Before trial, the parties reached a confidential monetary settlement in 2009. The financial terms were not disclosed. But Ellen Nemec and her attorneys pushed for more than money. Slack told Robinson's principal directly that the firm required a structural fix: 'Frank, the money's not going to do it this time. We need to eliminate the fire problem.' Robinson agreed to immediately establish a production line to retrofit existing helicopters with bladder-type fuel tanks and flexible fuel lines, the same design that would become standard on all new R-44 production models beginning in December 2009. The settlement also gave the plaintiffs' counsel the right of unannounced inspection for two years to monitor Robinson's compliance with the retrofit program.
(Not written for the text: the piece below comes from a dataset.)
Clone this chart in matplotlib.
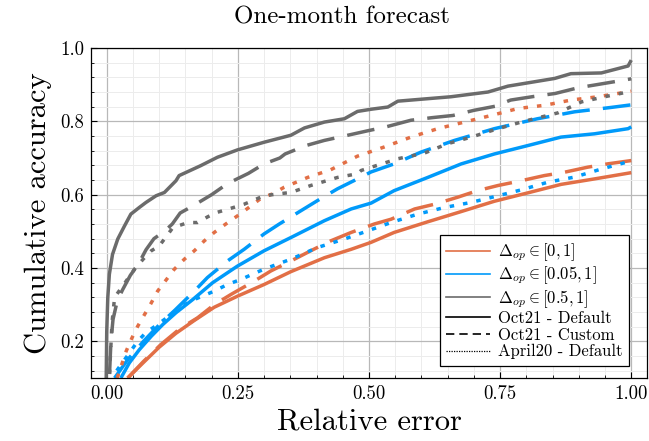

The NTSB subsequently examined seven R-44 accidents involving the older aluminum tanks and concluded that post-crash fires had turned survivable incidents into fatal ones. In a January 2014 safety recommendation, the board called on the FAA to mandate the bladder-tank retrofit across the entire remaining fleet. Robinson's own Service Bulletin SB-78, issued in December 2010, credited the new design with eliminating post-impact fires on retrofitted aircraft.

Sources

This account is drawn from contemporaneous public reporting and the court record.